# oil light flashing



## mattfarkas (Dec 27, 2007)

I need some advice:
I have a bad oil leak on my 94 jetta, 143,000mi. i replaced the valve cover gasket. that helped but didn't stop all the leaks. now, after the car has warmed up and i come to stop, the oil light flashes. when the rpm's go up, the light stops.
the next weekend i replaced the oil pan gasket. the 94 had the windage tray, so i had to drop the oil pump to get it off. i put it all back together and start it up. the oil light flashes non stop from the get go, and the engine sounds awful, alot of metal on metal.
i assume its an oil pump issue , but it looked fine & i put it back in correctly....something is not adding up. any ideas?


----------



## bubba_vw (Dec 3, 2008)

*Re: oil light flashing (mattfarkas)*

sounds like the pump is dead or the bottom end is toast. what weight of oil are u running?


----------



## mattfarkas (Dec 27, 2007)

*Re: oil light flashing (bubba_vw)*

i'm running 5w30, pennzoil. the pump seemed fine when i had it out. gears turned fine, i put it back together correctly...how can you tell if it is bad?


----------



## bubba_vw (Dec 3, 2008)

*Re: oil light flashing (mattfarkas)*

that is really light oil to be using. i would be using 10-40 or heavier. i work a service shop and i never put 5-30 in a VW


----------



## mattfarkas (Dec 27, 2007)

*Re: oil light flashing (bubba_vw)*

i've been running the 5w30 for a year & a half with no issures. do you think switching oil will clear up the tapping & the oil light? 

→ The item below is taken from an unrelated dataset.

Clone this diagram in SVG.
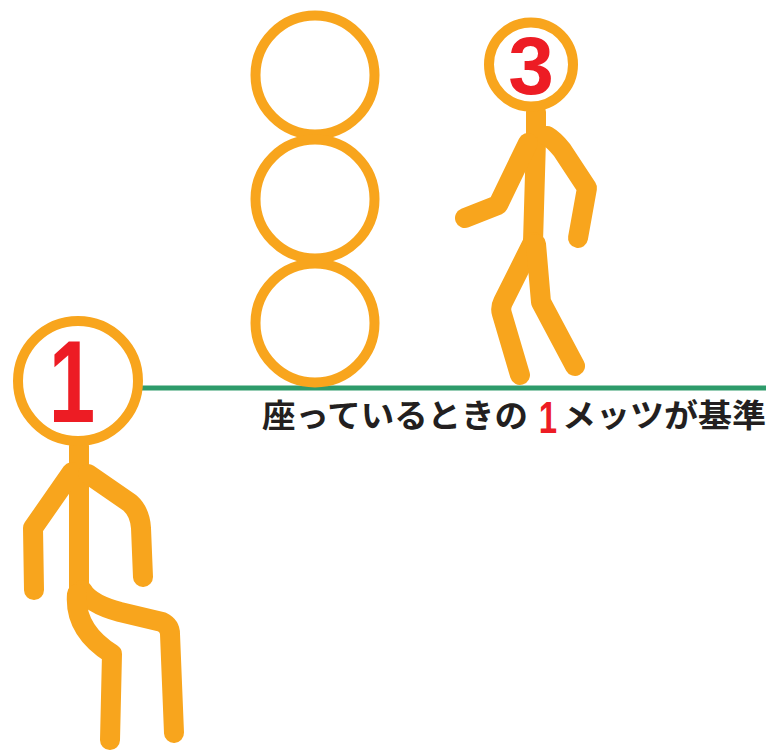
<svg xmlns="http://www.w3.org/2000/svg" width="772" height="750" viewBox="0 0 772 750">
  <style>
    .limb { fill: none; stroke: #f8a51d; stroke-width: 20; stroke-linecap: round; stroke-linejoin: round; }
    .ring { fill: #ffffff; stroke: #f8a51d; stroke-width: 10; }
    .num { font-family: "Liberation Sans", "Noto Sans", sans-serif; font-weight: bold; fill: #ed1c24; text-anchor: middle; }
    .caption { font-family: "Noto Sans CJK JP", "Noto Sans", sans-serif; font-weight: bold; font-size: 32px; fill: #231f20; }
  </style>
  <rect width="772" height="750" fill="#ffffff"/>

  <!-- level line at seated head height -->
  <g id="connectors">
    <line x1="139" y1="388" x2="766" y2="388" stroke="#2e9b6b" stroke-width="5"/>
  </g>

  <!-- three stacked head-sized circles -->
  <g id="stack">
    <circle class="ring" cx="315" cy="75" r="59.5"/>
    <circle class="ring" cx="315" cy="199" r="59.5"/>
    <circle class="ring" cx="315" cy="323" r="59.5"/>
  </g>

  <!-- seated figure -->
  <g id="figure-seated">
    <path class="limb" d="M79 446 L79 470 L79 590"/>
    <path class="limb" d="M72 472 L33 528 L34 590"/>
    <path class="limb" d="M88 474 L130 503 Q140 512 141 528 L143 577"/>
    <path class="limb" d="M82 590 Q90 604 120 612 L162 622 Q170 626 170 634 L174 733"/>
    <path class="limb" d="M77 594 Q74 630 112 654 L110 740"/>
    <circle class="ring" cx="78" cy="381" r="60"/>
    <text class="num" transform="translate(72 422) scale(0.72 1)" font-size="116">1</text>
  </g>

  <!-- walking figure -->
  <g id="figure-walking">
    <path class="limb" d="M536 112 L536 140 L533 242"/>
    <path class="limb" d="M528 143 L498 205 L465 218"/>
    <path class="limb" d="M547 136 Q554 140 562 150 L587 188 L578 238"/>
    <path class="limb" d="M533 242 L503 302 Q500 308 502 314 L520 375"/>
    <path class="limb" d="M536 244 L541 302 L575 366"/>
    <circle class="ring" cx="531" cy="64.5" r="42"/>
    <text class="num" x="531" y="94" font-size="82">3</text>
  </g>

  <!-- caption -->
  <g id="caption">
    <text class="caption" x="262" y="427" textLength="266" lengthAdjust="spacingAndGlyphs">座っているときの</text>
    <text class="num" transform="translate(548 433) scale(0.75 1)" font-size="44">1</text>
    <text class="caption" x="562" y="427" textLength="204" lengthAdjust="spacingAndGlyphs">メッツが基準</text>
  </g>
</svg>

I'm gonna try the 10w40 tonight & see what that does. if that does nothing, i'm contemplating putting a new pump in this weekend.


----------



## mattfarkas (Dec 27, 2007)

*Re: oil light flashing (mattfarkas)*

i did not prime the oil pump before i put it back in. would that make a difference?


----------



## bubba_vw (Dec 3, 2008)

*Re: oil light flashing (mattfarkas)*

even if u didn't the pump would have primed up after a few seconds of running the engine


----------



## mattfarkas (Dec 27, 2007)

*Re: oil light flashing (bubba_vw)*

i ordered both oil sensors from germanautoparts.com and put them in. Light still flashes.
I bought a pressure gauge & checked pressure on both sensor locations. while i was doing this i noticed the tapping had gotten alot better. maybe the 10w40 circulated more?
anywho, sensor on the filter:
@Idle=38psi
@2000 rpm= 65psi
cylinder head sensor:
@idle=40 psi
@2000spm=57 psi
a friend reccomended a local vw repair man. i spoke with him. He thought both pressures sounded fine & the problem was in the sensor. reccomended just grounding both of them. 
what are your thoughts Bubba? you got an email i can hit you up at?


----------



## ylwmeansgo (Jan 19, 2008)

*Re: oil light flashing (mattfarkas)*

Bad news dude, if you have been driving like that you will prolly start to hear that nice knocking noise from your bottom end being louder most likely you main bearings, if it ends up just being rod bearings your damn lucky.....this just happend on my buddies car 



_Modified by ylwmeansgo at 12:15 PM 3-19-2009_


----------



## mattfarkas (Dec 27, 2007)

*Re: oil light flashing (ylwmeansgo)*

i haven't been driving it. just letting it idle in the driveway. hopefully that didn't do too much damage.
do i have to clear a code or something, cause i grounded my oil sensor wires & the light still just flashes.


----------